A High Risk Merchant Account is a type of business bank account designed specifically for companies that operate in industries deemed high risk by banks and payment processors. Unlike standard merchant accounts, which are easier to obtain and have lower fees, high risk accounts come with additional security measures, higher processing fees and stricter contractual terms.
These accounts enable businesses to accept credit card payments safely, even if their industry has a higher likelihood of chargebacks fraud, or regulatory scrutiny. Essentially, a high risk merchant account bridges the gap between risky industries and the financial institutions that might otherwise avoid them.
Difference Between High Risk and Low Risk Merchant Accounts
| Feature | Low Risk Account | High Risk Account |
| Industries | Retail, Restaurants, Services | Travel, Gaming, CBD, Digital Products, Subscriptions |
| Approval | Easy, quick | Strict, detailed review required |
| Fees | Lower | Higher (processing + monthly + reserve fees) |
| Chargeback Protection | Standard | Enhanced, sometimes with rolling reserves |
| Contract Terms | Flexible | Often long-term with strict conditions |
Having a high risk merchant account is crucial for business survival in industries where traditional banks may refuse services, ensuring continued payment processing and financial stability.

Why Some Businesses Are Considered High Risk
Not all businesses face the same challenges when it comes to credit card processing. Some industries are labeled high risk due to factors that increase the likelihood of financial loss, fraud, or regulatory issues. Understanding why a business might fall into this category helps you prepare and manage your merchant account more effectively.
1. High Chargeback Rates
Industries with frequent customer disputes or refunds are considered high risk. Payment processors fear losing money if a customer initiates a chargeback which is why businesses in these sectors often pay higher fees.
2. Industry Type
Certain sectors are naturally high risk due to the nature of their products or services, including:
- Travel agencies and airlines – customers may cancel trips or disputes may arise.
- Online gaming and gambling – higher potential for fraud.
- CBD and hemp products – legal regulations vary by location.
- Subscription services and digital products – recurring billing increases chargeback risk.
- Financial services and cryptocurrency platforms – heavily regulated with potential for fraud.
3. Regulatory Compliance
Businesses operating under strict legal or regulatory frameworks may be flagged as high risk. For example, selling age-restricted products or handling sensitive financial data requires adherence to specific laws and standards, increasing perceived risk.
4. International Transactions
Businesses that frequently process payments from overseas customers may face higher fraud rates and currency exchange risks, which can lead to high risk classification.
5. Startups or Poor Credit History
New businesses without established processing history or those with low credit scores may be considered high risk, as processors cannot accurately predict their reliability.
Being classified as high risk doesn’t mean your business is unsafe it simply means that extra precautions are needed to protect both the processor and the merchant. With the right high risk merchant account, you can accept payments securely while managing potential risks effectively.
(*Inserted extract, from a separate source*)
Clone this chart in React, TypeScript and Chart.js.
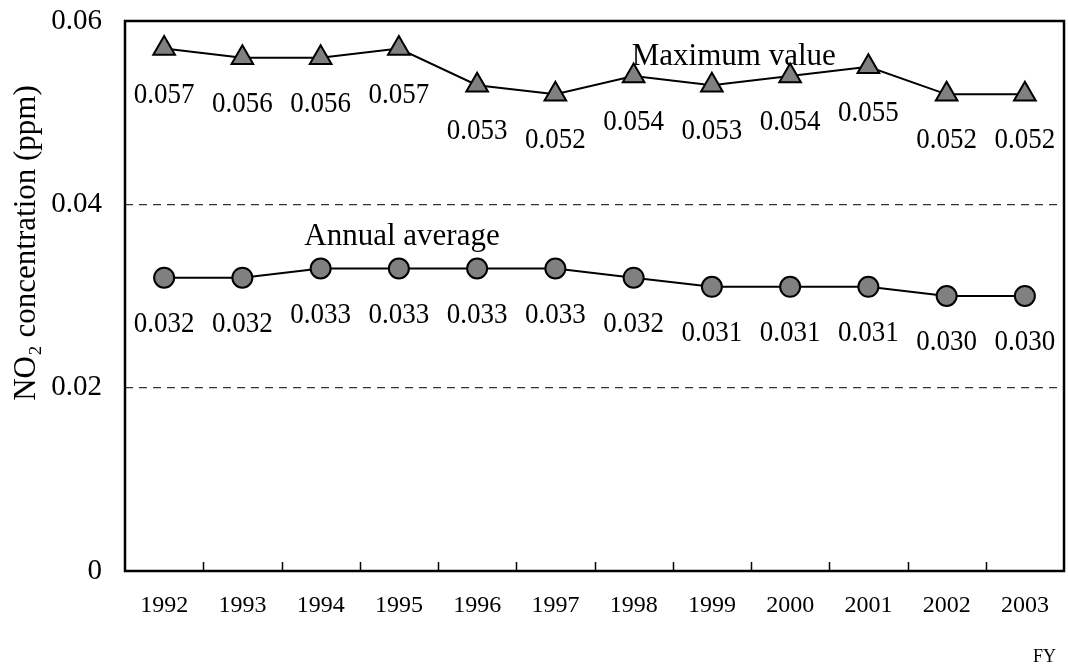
import React, { useEffect, useRef } from "react";
import { Chart, registerables } from "chart.js";

Chart.register(...registerables);

// Fiscal years on the category axis
const years = ["1992", "1993", "1994", "1995", "1996", "1997", "1998", "1999", "2000", "2001", "2002", "2003"];

// NO2 concentration (ppm)
const maximumValue = [0.057, 0.056, 0.056, 0.057, 0.053, 0.052, 0.054, 0.053, 0.054, 0.055, 0.052, 0.052];
const annualAverage = [0.032, 0.032, 0.033, 0.033, 0.033, 0.033, 0.032, 0.031, 0.031, 0.031, 0.030, 0.030];

// Value-axis ticks
const yTicks = [0, 0.02, 0.04, 0.06];

// Series captions, anchored in data space (category index, value)
const seriesCaptions = [
  { text: "Maximum value", index: 7.28, value: 0.0552 },
  { text: "Annual average", index: 3.04, value: 0.03556 },
];

const SERIF = "'Liberation Serif', 'Times New Roman', serif";
const WIDTH = 1068;
const HEIGHT = 666;

const decorations = {
  id: "decorations",
  beforeDatasetsDraw(chart: any) {
    const { ctx, chartArea, scales } = chart;
    const x = scales.x;
    ctx.save();
    // plot frame
    ctx.strokeStyle = "#000";
    ctx.lineWidth = 2.5;
    ctx.strokeRect(chartArea.left, chartArea.top, chartArea.right - chartArea.left, chartArea.bottom - chartArea.top);
    // inward tick marks between categories
    ctx.lineWidth = 1.5;
    for (let i = 1; i < years.length; i++) {
      const px = Math.round((x.getPixelForTick(i - 1) + x.getPixelForTick(i)) / 2) + 0.5;
      ctx.beginPath();
      ctx.moveTo(px, chartArea.bottom);
      ctx.lineTo(px, chartArea.bottom - 9);
      ctx.stroke();
    }
    ctx.restore();
  },
  afterDatasetsDraw(chart: any) {
    const { ctx, chartArea, scales } = chart;
    ctx.save();
    ctx.fillStyle = "#000";
    // value labels under each marker (slightly tall digits)
    ctx.font = `27px ${SERIF}`;
    ctx.textAlign = "center";
    ctx.textBaseline = "alphabetic";
    chart.data.datasets.forEach((ds: any, di: number) => {
      const meta = chart.getDatasetMeta(di);
      meta.data.forEach((pt: any, i: number) => {
        ctx.save();
        ctx.translate(pt.x, pt.y + 44);
        ctx.scale(1, 1.12);
        ctx.fillText(ds.data[i].toFixed(3), 0, 9);
        ctx.restore();
      });
    });
    // series captions
    ctx.font = `31px ${SERIF}`;
    seriesCaptions.forEach((c) => {
      ctx.fillText(c.text, scales.x.getPixelForValue(c.index), scales.y.getPixelForValue(c.value));
    });
    // value-axis title
    ctx.save();
    ctx.translate(27, 243);
    ctx.rotate(-Math.PI / 2);
    ctx.textBaseline = "middle";
    ctx.fillText("NO\u2082 concentration (ppm)", 0, 0);
    ctx.restore();
    // category-axis unit
    ctx.font = `18px ${SERIF}`;
    ctx.textAlign = "right";
    ctx.fillText("FY", chartArea.right - 8, chartArea.bottom + 91);
    ctx.restore();
  },
};

export default function App() {
  const canvasRef = useRef<HTMLCanvasElement | null>(null);

  useEffect(() => {
    if (!canvasRef.current) return;
    const chart = new Chart(canvasRef.current, {
      type: "line",
      data: {
        labels: years,
        datasets: [
          {
            label: "Maximum value",
            data: maximumValue,
            borderColor: "#000",
            borderWidth: 2,
            tension: 0,
            pointStyle: "triangle",
            pointRadius: 12.5,
            pointBackgroundColor: "#808080",
            pointBorderColor: "#000",
            pointBorderWidth: 2,
          },
          {
            label: "Annual average",
            data: annualAverage,
            borderColor: "#000",
            borderWidth: 2,
            tension: 0,
            pointStyle: "circle",
            pointRadius: 10,
            pointBackgroundColor: "#808080",
            pointBorderColor: "#000",
            pointBorderWidth: 2,
          },
        ],
      },
      options: {
        animation: false,
        responsive: false,
        devicePixelRatio: 1,
        layout: { autoPadding: false, padding: { left: 0, top: 21, right: 4, bottom: 0 } },
        plugins: { legend: { display: false }, tooltip: { enabled: false } },
        scales: {
          x: {
            type: "category",
            offset: true,
            grid: { display: false, drawTicks: false },
            border: { display: false },
            ticks: {
              autoSkip: false,
              maxRotation: 0,
              padding: 20,
              color: "#000",
              font: { family: SERIF, size: 24 },
            },
            afterFit(scale: any) {
              scale.height = 95;
              scale.paddingLeft = 0;
              scale.paddingRight = 0;
            },
          },
          y: {
            min: 0,
            max: 0.06,
            afterBuildTicks(scale: any) {
              scale.ticks = yTicks.map((v) => ({ value: v }));
            },
            grid: {
              drawTicks: false,
              lineWidth: 1.3,
              color: (c: any) =>
                c.tick && c.tick.value > 0 && c.tick.value < 0.06 ? "#333" : "rgba(0,0,0,0)",
            },
            border: { display: false, dash: [8, 6] },
            ticks: {
              padding: 23,
              color: "#000",
              font: { family: SERIF, size: 29 },
              callback: (v: any) => (v === 0 ? "0" : Number(v).toFixed(2)),
            },
            afterFit(scale: any) {
              scale.width = 125;
              scale.paddingTop = 0;
              scale.paddingBottom = 0;
            },
          },
        },
      },
      plugins: [decorations],
    });
    return () => chart.destroy();
  }, []);

  return (
    <div style={{ position: "absolute", left: 0, top: 0, width: WIDTH, height: HEIGHT, background: "#fff" }}>
      <canvas ref={canvasRef} width={WIDTH} height={HEIGHT} style={{ display: "block" }} />
    </div>
  );
}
Features of High Risk Merchant Accounts
High risk merchant accounts come with specific features and safeguards designed to protect both the business and the payment processor. Understanding these characteristics is essential for anyone operating in a high-risk industry.
1. Higher Processing Fees
Since high-risk businesses are more likely to experience chargebacks or fraud, processors charge higher transaction fees to offset potential losses. Fees can range from 2% to 5% per transaction, depending on the industry and provider.
2. Rolling Reserves
Many high risk accounts require a rolling reserve a percentage of your sales held by the processor for a set period (usually 3–6 months). This acts as a buffer against chargebacks or disputes.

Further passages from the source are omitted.